At 25, Eddie founded La Perfecta, a group that quickly achieved success and took only seven years to change the course of the new genre. On El Sonido Nuevo (1966), Palmieri showcased some of his sonic innovation alongside vibraphonist Cal Tjader, already a well-known exponent of jazz on the West Coast. The album was well received by critics, so the duo released another selection of songs a year later, compiled on Bamboléate.

The press particularly highlighted La Perfecta’s boldness in incorporating trombones into the wind section, achieving new textures that set them apart from more traditional groups that still relied on the trumpet as their main instrument. The success of the group, consisting of Manny Oquendo on timbales; Tommy Lopez on congas; Barry Rogers on trombone; Ismael Quintana on vocals; and George Castro on flute, cemented their position on the New York nightlife scene. For five years, they were a fixture four times a week at the famous Palladium.

However, they weren’t limited to being nightclub musicians. They also conquered the airwaves with Azúcar, a savory nine-minute descarga that was played in its entirety on the city’s jazz stations. In it, Palmieri can be heard playing a montuno son with one hand while improvising with the other. The 1965 song was inducted into the Library of Congress in 2009 as one of the country’s most important recordings.

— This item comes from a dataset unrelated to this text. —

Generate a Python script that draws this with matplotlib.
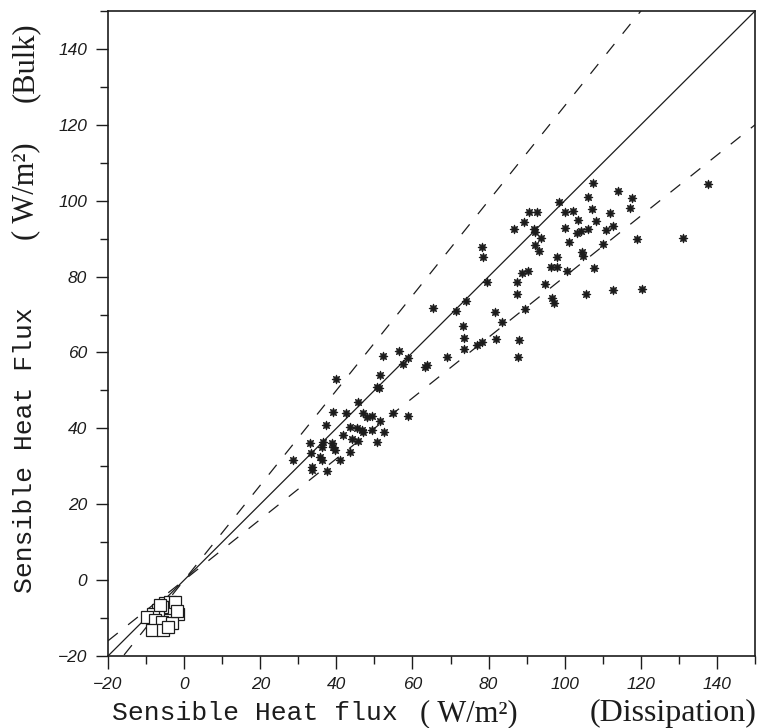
import matplotlib
matplotlib.use("Agg")
import matplotlib.pyplot as plt
from matplotlib.ticker import MultipleLocator

# Dissipation (x) vs bulk (y) sensible heat flux, W/m2
# positive fluxes (star symbols)
star_x = [107.5, 113.9, 117.7, 137.6, 106.2, 98.6, 107.2, 117.2, 90.7, 92.8,
          100.2, 102.1, 111.9, 89.4, 103.6, 108.2, 112.8, 86.7, 91.9, 92.2,
          100.1, 103.1, 104.2, 106.1, 110.8, 93.8, 119.1, 131.2, 101.2, 110.0,
          78.3, 92.2, 93.3, 78.4, 104.6, 104.9, 97.9, 96.3, 97.9, 107.7,
          88.7, 90.4, 100.7, 79.5, 87.4, 94.8, 105.6, 112.8, 120.2, 87.4,
          96.7, 97.2, 74.1, 81.7, 89.6, 83.4, 73.2, 73.5, 81.9, 88.1,
          76.9, 78.2, 73.5, 87.6, 65.3, 71.4, 69.0, 63.7, 63.3, 56.5,
          52.2, 58.9, 57.4, 51.5, 39.9, 50.6, 51.3, 45.8, 39.2, 42.5,
          47.1, 48.1, 49.3, 55.0, 51.5, 58.9, 37.2, 43.6, 45.3, 46.7,
          47.1, 49.3, 52.5, 41.8, 44.0, 36.6, 38.8, 39.2, 39.6, 33.1,
          50.6, 45.7, 36.1, 43.6, 33.3, 35.7, 36.1, 41.0, 28.7, 33.5,
          33.7, 37.6]
star_y = [104.7, 102.6, 100.6, 104.4, 101.1, 99.7, 97.7, 98.2, 96.9, 97.0,
          97.0, 97.4, 96.7, 94.5, 94.9, 94.6, 93.3, 92.5, 92.5, 91.8,
          92.7, 91.6, 92.0, 92.5, 92.2, 90.1, 89.8, 90.2, 89.0, 88.6,
          87.8, 88.3, 86.8, 85.2, 86.6, 85.4, 85.2, 82.6, 82.4, 82.2,
          81.0, 81.4, 81.5, 78.6, 78.6, 78.1, 75.5, 76.5, 76.7, 75.3,
          74.3, 73.0, 73.6, 70.6, 71.4, 68.1, 67.0, 63.7, 63.5, 63.3,
          62.0, 62.8, 60.8, 58.7, 71.6, 70.9, 58.9, 56.7, 56.1, 60.5,
          59.1, 58.5, 56.9, 54.1, 52.9, 50.8, 50.6, 47.0, 44.4, 44.0,
          44.0, 43.1, 43.3, 44.1, 42.0, 43.3, 40.9, 40.4, 40.0, 39.6,
          39.0, 39.6, 39.1, 38.2, 37.1, 36.5, 36.1, 35.2, 34.3, 36.2,
          36.3, 36.7, 35.2, 33.8, 33.4, 32.5, 31.6, 31.6, 31.6, 29.9,
          29.0, 28.8]

# negative fluxes (open squares)
sq_x = [-5.0, -3.7, -3.3, -4.6, -5.9, -1.5, -6.8, -8.1, -9.8, -7.7,
        -5.9, -3.3, -8.5, -5.5, -4.2, -6.3, -2.4, -1.8]
sq_y = [-6.1, -5.7, -7.0, -7.4, -7.0, -8.8, -7.9, -8.8, -9.8, -10.5,
        -11.0, -11.4, -13.2, -13.2, -12.3, -6.5, -5.7, -8.2]

# reference lines y = k*x
ratios = [1.0, 1.25, 0.8]
line_x = [-20, 150]

ink = "#1c1c1c"
plt.rcParams["lines.scale_dashes"] = False

fig = plt.figure(figsize=(7.67, 7.28), dpi=100)
ax = fig.add_axes([0.1408, 0.0989, 0.8436, 0.886])

for k in ratios:
    ls = "-" if k == 1.0 else (0, (9, 9.5))
    ax.plot(line_x, [k * v for v in line_x], color=ink, lw=0.9, linestyle=ls)

ax.plot(star_x, star_y, linestyle="none", marker=(8, 1, 0), markersize=6.5,
        color=ink, mec=ink, mew=0.6)
ax.plot(sq_x, sq_y, linestyle="none", marker="s", markersize=8,
        mfc="white", mec=ink, mew=0.9)

ax.set_xlim(-20, 150)
ax.set_ylim(-20, 150)
for a in (ax.xaxis, ax.yaxis):
    a.set_major_locator(MultipleLocator(20))
    a.set_minor_locator(MultipleLocator(10))
ax.set_xticks([-20, 0, 20, 40, 60, 80, 100, 120, 140])
ax.set_yticks([-20, 0, 20, 40, 60, 80, 100, 120, 140])
ax.tick_params(which="major", direction="out", length=9, width=1, color=ink,
               pad=6, labelsize=12.5, labelcolor=ink)
ax.tick_params(which="minor", direction="out", length=6, width=1, color=ink)
for lab in ax.get_xticklabels() + ax.get_yticklabels():
    lab.set_fontstyle("italic")
    lab.set_family("Liberation Sans")
for s in ax.spines.values():
    s.set_linewidth(1.2)
    s.set_color(ink)

# axis titles (letter-spaced typewriter look)
fig.text(0.146, 0.02, "Sensible Heat flux", family="Liberation Mono",
         fontsize=19, color=ink, va="center", ha="left")
fig.text(0.548, 0.02, "( W/m²)", family="Liberation Serif",
         fontsize=22, color=ink, va="center", ha="left")
fig.text(0.986, 0.02, "(Dissipation)", family="Liberation Serif",
         fontsize=23, color=ink, va="center", ha="right")

fig.text(0.033, 0.185, "Sensible Heat Flux", family="Liberation Mono",
         fontsize=19, color=ink, va="bottom", ha="center", rotation=90)
fig.text(0.033, 0.67, "( W/m²)", family="Liberation Serif",
         fontsize=22, color=ink, va="bottom", ha="center", rotation=90)
fig.text(0.033, 0.86, "(Bulk)", family="Liberation Serif",
         fontsize=22, color=ink, va="bottom", ha="center", rotation=90)

fig.savefig("out.png", dpi=100)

The iconic record label Fania said goodbye to Palmieri this Wednesday, calling him one of the “most innovative and unique” artists in music history. This wasn’t a tribute, but rather a farewell to a musician who was part of the label’s legend that propelled salsa to the international stage. The pianist recorded Champagne (1968) with Cheo Feliciano, an album that serves as a testament to the leap from mambo to salsa in New York. The group used for that album featured bassist Israel Cachao López, another great figure in Latin music, who had recently arrived in the city.

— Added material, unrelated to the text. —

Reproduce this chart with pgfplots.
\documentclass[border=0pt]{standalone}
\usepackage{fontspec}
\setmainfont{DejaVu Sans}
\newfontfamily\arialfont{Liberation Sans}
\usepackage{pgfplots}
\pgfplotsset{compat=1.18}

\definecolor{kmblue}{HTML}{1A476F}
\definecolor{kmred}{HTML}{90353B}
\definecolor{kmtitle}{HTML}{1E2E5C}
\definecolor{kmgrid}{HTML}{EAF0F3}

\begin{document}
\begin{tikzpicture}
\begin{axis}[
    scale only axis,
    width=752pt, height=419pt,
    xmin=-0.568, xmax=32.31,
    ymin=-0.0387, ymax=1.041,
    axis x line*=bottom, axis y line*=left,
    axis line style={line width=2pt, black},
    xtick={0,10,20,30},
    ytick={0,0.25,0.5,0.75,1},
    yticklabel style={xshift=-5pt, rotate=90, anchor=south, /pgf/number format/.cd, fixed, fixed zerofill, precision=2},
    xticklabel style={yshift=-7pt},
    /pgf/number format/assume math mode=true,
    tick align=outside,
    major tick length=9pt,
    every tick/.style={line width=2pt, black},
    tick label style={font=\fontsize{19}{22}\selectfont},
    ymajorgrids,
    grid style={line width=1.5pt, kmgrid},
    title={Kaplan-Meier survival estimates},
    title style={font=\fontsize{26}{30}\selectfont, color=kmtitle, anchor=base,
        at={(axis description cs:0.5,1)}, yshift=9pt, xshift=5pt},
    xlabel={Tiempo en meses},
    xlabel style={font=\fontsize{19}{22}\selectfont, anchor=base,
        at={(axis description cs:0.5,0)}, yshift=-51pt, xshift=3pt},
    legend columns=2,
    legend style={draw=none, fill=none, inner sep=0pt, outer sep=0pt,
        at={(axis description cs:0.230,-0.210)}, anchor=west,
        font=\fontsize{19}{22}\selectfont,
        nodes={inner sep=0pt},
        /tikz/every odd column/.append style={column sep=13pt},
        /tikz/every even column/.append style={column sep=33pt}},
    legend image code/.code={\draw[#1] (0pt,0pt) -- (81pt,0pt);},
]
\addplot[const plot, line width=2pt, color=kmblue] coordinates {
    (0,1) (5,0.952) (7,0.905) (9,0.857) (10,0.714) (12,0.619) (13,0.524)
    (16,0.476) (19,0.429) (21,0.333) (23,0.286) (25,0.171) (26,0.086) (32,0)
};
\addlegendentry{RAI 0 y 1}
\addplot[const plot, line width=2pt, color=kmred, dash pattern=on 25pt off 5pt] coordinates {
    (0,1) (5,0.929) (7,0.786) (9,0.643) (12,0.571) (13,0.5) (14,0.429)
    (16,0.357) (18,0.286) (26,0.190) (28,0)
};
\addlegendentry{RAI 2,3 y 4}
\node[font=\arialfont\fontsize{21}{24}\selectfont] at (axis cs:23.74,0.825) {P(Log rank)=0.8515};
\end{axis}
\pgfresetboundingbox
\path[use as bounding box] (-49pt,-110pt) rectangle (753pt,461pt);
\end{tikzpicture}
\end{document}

Champagne marked the beginning of a highly celebrated creative era for Fania. The album was followed by Justicia (1969), Superimposición (1970), and what is considered one of their masterpieces, Vámonos pa’l Monte (1971), where Palmieri and his musicians reached one of their highest points of innovation and sonic ambition. The title track is considered a classic of the genre, and its lyrics, written by Ismael Quintana, are laden with political messages and against injustices, another hallmark of Latin music. “Of all the songs I recorded with him (Palmieri), this was the most influential. It was played and requested practically everywhere we went in Latin America,” recalled Quintana, who passed away in 2016.

Palmieri’s tenure at Fania was brief. The musician had a reputation for being difficult and “crazy” for trying to impose his artistic vision above all else, a point that could be exhausting for producers and record label owners. He had a bitter conflict with Morris Levy, a controversial executive at the Tico record label investigated by the FBI for his ties to the mafia. The tense relationship led Levy to hand over the business he had with the Puerto Rican musician to a smaller label, Coco. The company also had many disagreements with Palmieri, who refused to record new music for them for three years.

From his brief relationship with Coco, however, came Unfinished Masterpiece. The highly acclaimed album, which has been reissued on vinyl after half a century, earned him one of the 10 Grammy Awards he won during his lifetime (he was nominated 14 times). The most important of these awards was perhaps the first, in 1976, for The Sun of Latin Music, which won in the newly created category, Latin Recording.

His role within the Recording Academy was significant. For several years, he served as one of the institution’s governors in New York, where he pushed for greater recognition of Latin artists. In 1995, he succeeded in getting the Grammys to award the Best Latin Jazz Album. The category was eliminated in 2011, prompting a strong reaction from Palmieri, who described the move in a letter as an “act of marginalization.” The Academy reversed course the following year.